start Supplied information

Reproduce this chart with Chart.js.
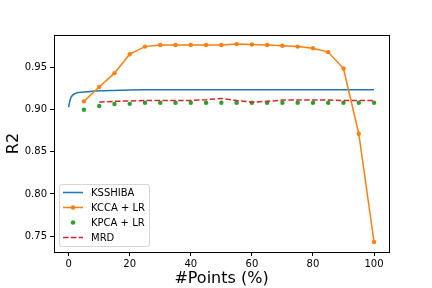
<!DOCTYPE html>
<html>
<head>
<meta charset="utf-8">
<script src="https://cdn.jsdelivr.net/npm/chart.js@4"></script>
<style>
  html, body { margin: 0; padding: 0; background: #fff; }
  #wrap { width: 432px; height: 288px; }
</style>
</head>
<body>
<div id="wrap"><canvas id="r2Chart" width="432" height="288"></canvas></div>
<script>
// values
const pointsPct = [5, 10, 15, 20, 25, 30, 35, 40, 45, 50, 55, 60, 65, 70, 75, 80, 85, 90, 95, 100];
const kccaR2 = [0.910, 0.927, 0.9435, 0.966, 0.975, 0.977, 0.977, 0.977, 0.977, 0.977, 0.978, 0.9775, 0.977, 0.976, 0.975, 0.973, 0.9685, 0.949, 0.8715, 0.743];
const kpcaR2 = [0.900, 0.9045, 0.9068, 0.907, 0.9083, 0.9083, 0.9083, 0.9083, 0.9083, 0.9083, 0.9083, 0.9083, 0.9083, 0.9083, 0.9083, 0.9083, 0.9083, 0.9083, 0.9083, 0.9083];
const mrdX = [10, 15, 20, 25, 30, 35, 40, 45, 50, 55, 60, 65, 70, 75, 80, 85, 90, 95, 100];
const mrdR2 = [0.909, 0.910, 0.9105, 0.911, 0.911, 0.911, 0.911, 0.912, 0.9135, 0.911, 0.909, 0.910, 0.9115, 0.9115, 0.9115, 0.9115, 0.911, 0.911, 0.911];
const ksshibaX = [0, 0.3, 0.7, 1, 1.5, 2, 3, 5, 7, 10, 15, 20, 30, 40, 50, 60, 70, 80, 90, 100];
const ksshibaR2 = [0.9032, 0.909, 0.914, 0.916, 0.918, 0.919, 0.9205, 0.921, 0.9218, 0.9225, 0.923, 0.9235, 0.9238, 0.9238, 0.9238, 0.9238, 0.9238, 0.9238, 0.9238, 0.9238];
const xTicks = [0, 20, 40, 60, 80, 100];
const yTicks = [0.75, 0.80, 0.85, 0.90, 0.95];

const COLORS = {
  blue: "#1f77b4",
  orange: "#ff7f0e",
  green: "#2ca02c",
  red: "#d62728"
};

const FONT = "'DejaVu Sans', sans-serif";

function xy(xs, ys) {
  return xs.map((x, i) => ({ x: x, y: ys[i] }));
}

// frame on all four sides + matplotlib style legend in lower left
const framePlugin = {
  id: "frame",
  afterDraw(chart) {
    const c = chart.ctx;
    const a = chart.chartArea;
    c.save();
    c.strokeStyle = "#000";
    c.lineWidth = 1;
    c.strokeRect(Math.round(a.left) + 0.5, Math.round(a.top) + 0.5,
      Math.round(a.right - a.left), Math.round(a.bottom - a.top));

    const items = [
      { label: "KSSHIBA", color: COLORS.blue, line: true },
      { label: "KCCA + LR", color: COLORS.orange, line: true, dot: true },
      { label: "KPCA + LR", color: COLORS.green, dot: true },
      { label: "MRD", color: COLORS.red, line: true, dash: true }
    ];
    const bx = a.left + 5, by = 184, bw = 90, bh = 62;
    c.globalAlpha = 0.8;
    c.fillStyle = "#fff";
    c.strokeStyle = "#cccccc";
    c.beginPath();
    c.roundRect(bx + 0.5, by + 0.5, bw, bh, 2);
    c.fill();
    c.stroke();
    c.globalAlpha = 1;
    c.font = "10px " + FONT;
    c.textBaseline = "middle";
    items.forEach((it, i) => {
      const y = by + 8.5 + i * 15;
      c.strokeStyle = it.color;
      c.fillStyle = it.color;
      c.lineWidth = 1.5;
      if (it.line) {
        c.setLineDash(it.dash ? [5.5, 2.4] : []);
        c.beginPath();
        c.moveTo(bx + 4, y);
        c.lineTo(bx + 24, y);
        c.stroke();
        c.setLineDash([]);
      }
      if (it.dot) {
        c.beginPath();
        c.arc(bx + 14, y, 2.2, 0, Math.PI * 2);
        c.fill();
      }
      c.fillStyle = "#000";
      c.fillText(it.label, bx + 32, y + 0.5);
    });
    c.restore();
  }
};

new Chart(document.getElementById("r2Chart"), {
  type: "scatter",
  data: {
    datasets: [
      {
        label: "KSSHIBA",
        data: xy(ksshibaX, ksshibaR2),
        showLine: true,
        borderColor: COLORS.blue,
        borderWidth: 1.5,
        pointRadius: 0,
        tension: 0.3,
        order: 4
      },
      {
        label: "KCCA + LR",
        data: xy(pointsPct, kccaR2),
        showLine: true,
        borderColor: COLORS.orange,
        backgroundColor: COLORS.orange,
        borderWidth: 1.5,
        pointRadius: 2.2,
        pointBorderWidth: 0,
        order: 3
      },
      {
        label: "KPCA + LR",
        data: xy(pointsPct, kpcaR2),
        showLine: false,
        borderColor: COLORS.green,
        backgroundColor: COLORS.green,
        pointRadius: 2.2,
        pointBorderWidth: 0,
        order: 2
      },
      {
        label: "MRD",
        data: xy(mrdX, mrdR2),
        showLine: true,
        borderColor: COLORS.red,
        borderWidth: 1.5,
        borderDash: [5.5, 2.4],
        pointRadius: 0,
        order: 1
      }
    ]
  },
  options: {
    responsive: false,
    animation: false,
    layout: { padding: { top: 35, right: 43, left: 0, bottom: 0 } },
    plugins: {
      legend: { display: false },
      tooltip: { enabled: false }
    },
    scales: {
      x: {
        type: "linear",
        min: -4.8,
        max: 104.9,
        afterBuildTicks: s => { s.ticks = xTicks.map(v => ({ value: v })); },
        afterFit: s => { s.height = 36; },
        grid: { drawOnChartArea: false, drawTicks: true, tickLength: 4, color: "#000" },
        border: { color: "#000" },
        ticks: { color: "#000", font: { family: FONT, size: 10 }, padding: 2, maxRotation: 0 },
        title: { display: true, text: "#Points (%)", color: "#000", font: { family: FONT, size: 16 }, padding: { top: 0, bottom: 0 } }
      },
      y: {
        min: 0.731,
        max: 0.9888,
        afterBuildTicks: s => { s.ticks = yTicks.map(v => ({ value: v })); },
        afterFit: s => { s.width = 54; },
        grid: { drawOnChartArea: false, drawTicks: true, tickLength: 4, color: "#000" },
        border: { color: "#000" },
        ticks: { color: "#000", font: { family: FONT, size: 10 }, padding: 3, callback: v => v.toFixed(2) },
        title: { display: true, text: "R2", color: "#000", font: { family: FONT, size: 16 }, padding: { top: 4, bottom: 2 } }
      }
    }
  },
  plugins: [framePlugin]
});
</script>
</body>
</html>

end Supplied information

Short problem:
Without the pictures, copy the material exactly as given.

Written answer:
Reproduce this chart with Chart.js.
<!DOCTYPE html>
<html>
<head>
<meta charset="utf-8">
<script src="https://cdn.jsdelivr.net/npm/chart.js@4"></script>
<style>
  html, body { margin: 0; padding: 0; background: #fff; }
  #wrap { width: 432px; height: 288px; }
</style>
</head>
<body>
<div id="wrap"><canvas id="r2Chart" width="432" height="288"></canvas></div>
<script>
// values
const pointsPct = [5, 10, 15, 20, 25, 30, 35, 40, 45, 50, 55, 60, 65, 70, 75, 80, 85, 90, 95, 100];
const kccaR2 = [0.910, 0.927, 0.9435, 0.966, 0.975, 0.977, 0.977, 0.977, 0.977, 0.977, 0.978, 0.9775, 0.977, 0.976, 0.975, 0.973, 0.9685, 0.949, 0.8715, 0.743];
const kpcaR2 = [0.900, 0.9045, 0.9068, 0.907, 0.9083, 0.9083, 0.9083, 0.9083, 0.9083, 0.9083, 0.9083, 0.9083, 0.9083, 0.9083, 0.9083, 0.9083, 0.9083, 0.9083, 0.9083, 0.9083];
const mrdX = [10, 15, 20, 25, 30, 35, 40, 45, 50, 55, 60, 65, 70, 75, 80, 85, 90, 95, 100];
const mrdR2 = [0.909, 0.910, 0.9105, 0.911, 0.911, 0.911, 0.911, 0.912, 0.9135, 0.911, 0.909, 0.910, 0.9115, 0.9115, 0.9115, 0.9115, 0.911, 0.911, 0.911];
const ksshibaX = [0, 0.3, 0.7, 1, 1.5, 2, 3, 5, 7, 10, 15, 20, 30, 40, 50, 60, 70, 80, 90, 100];
const ksshibaR2 = [0.9032, 0.909, 0.914, 0.916, 0.918, 0.919, 0.9205, 0.921, 0.9218, 0.9225, 0.923, 0.9235, 0.9238, 0.9238, 0.9238, 0.9238, 0.9238, 0.9238, 0.9238, 0.9238];
const xTicks = [0, 20, 40, 60, 80, 100];
const yTicks = [0.75, 0.80, 0.85, 0.90, 0.95];

const COLORS = {
  blue: "#1f77b4",
  orange: "#ff7f0e",
  green: "#2ca02c",
  red: "#d62728"
};

const FONT = "'DejaVu Sans', sans-serif";

function xy(xs, ys) {
  return xs.map((x, i) => ({ x: x, y: ys[i] }));
}

// frame on all four sides + matplotlib style legend in lower left
const framePlugin = {
  id: "frame",
  afterDraw(chart) {
    const c = chart.ctx;
    const a = chart.chartArea;
    c.save();
    c.strokeStyle = "#000";
    c.lineWidth = 1;
    c.strokeRect(Math.round(a.left) + 0.5, Math.round(a.top) + 0.5,
      Math.round(a.right - a.left), Math.round(a.bottom - a.top));

    const items = [
      { label: "KSSHIBA", color: COLORS.blue, line: true },
      { label: "KCCA + LR", color: COLORS.orange, line: true, dot: true },
      { label: "KPCA + LR", color: COLORS.green, dot: true },
      { label: "MRD", color: COLORS.red, line: true, dash: true }
    ];
    const bx = a.left + 5, by = 184, bw = 90, bh = 62;
    c.globalAlpha = 0.8;
    c.fillStyle = "#fff";
    c.strokeStyle = "#cccccc";
    c.beginPath();
    c.roundRect(bx + 0.5, by + 0.5, bw, bh, 2);
    c.fill();
    c.stroke();
    c.globalAlpha = 1;
    c.font = "10px " + FONT;
    c.textBaseline = "middle";
    items.forEach((it, i) => {
      const y = by + 8.5 + i * 15;
      c.strokeStyle = it.color;
      c.fillStyle = it.color;
      c.lineWidth = 1.5;
      if (it.line) {
        c.setLineDash(it.dash ? [5.5, 2.4] : []);
        c.beginPath();
        c.moveTo(bx + 4, y);
        c.lineTo(bx + 24, y);
        c.stroke();
        c.setLineDash([]);
      }
      if (it.dot) {
        c.beginPath();
        c.arc(bx + 14, y, 2.2, 0, Math.PI * 2);
        c.fill();
      }
      c.fillStyle = "#000";
      c.fillText(it.label, bx + 32, y + 0.5);
    });
    c.restore();
  }
};

new Chart(document.getElementById("r2Chart"), {
  type: "scatter",
  data: {
    datasets: [
      {
        label: "KSSHIBA",
        data: xy(ksshibaX, ksshibaR2),
        showLine: true,
        borderColor: COLORS.blue,
        borderWidth: 1.5,
        pointRadius: 0,
        tension: 0.3,
        order: 4
      },
      {
        label: "KCCA + LR",
        data: xy(pointsPct, kccaR2),
        showLine: true,
        borderColor: COLORS.orange,
        backgroundColor: COLORS.orange,
        borderWidth: 1.5,
        pointRadius: 2.2,
        pointBorderWidth: 0,
        order: 3
      },
      {
        label: "KPCA + LR",
        data: xy(pointsPct, kpcaR2),
        showLine: false,
        borderColor: COLORS.green,
        backgroundColor: COLORS.green,
        pointRadius: 2.2,
        pointBorderWidth: 0,
        order: 2
      },
      {
        label: "MRD",
        data: xy(mrdX, mrdR2),
        showLine: true,
        borderColor: COLORS.red,
        borderWidth: 1.5,
        borderDash: [5.5, 2.4],
        pointRadius: 0,
        order: 1
      }
    ]
  },
  options: {
    responsive: false,
    animation: false,
    layout: { padding: { top: 35, right: 43, left: 0, bottom: 0 } },
    plugins: {
      legend: { display: false },
      tooltip: { enabled: false }
    },
    scales: {
      x: {
        type: "linear",
        min: -4.8,
        max: 104.9,
        afterBuildTicks: s => { s.ticks = xTicks.map(v => ({ value: v })); },
        afterFit: s => { s.height = 36; },
        grid: { drawOnChartArea: false, drawTicks: true, tickLength: 4, color: "#000" },
        border: { color: "#000" },
        ticks: { color: "#000", font: { family: FONT, size: 10 }, padding: 2, maxRotation: 0 },
        title: { display: true, text: "#Points (%)", color: "#000", font: { family: FONT, size: 16 }, padding: { top: 0, bottom: 0 } }
      },
      y: {
        min: 0.731,
        max: 0.9888,
        afterBuildTicks: s => { s.ticks = yTicks.map(v => ({ value: v })); },
        afterFit: s => { s.width = 54; },
        grid: { drawOnChartArea: false, drawTicks: true, tickLength: 4, color: "#000" },
        border: { color: "#000" },
        ticks: { color: "#000", font: { family: FONT, size: 10 }, padding: 3, callback: v => v.toFixed(2) },
        title: { display: true, text: "R2", color: "#000", font: { family: FONT, size: 16 }, padding: { top: 4, bottom: 2 } }
      }
    }
  },
  plugins: [framePlugin]
});
</script>
</body>
</html>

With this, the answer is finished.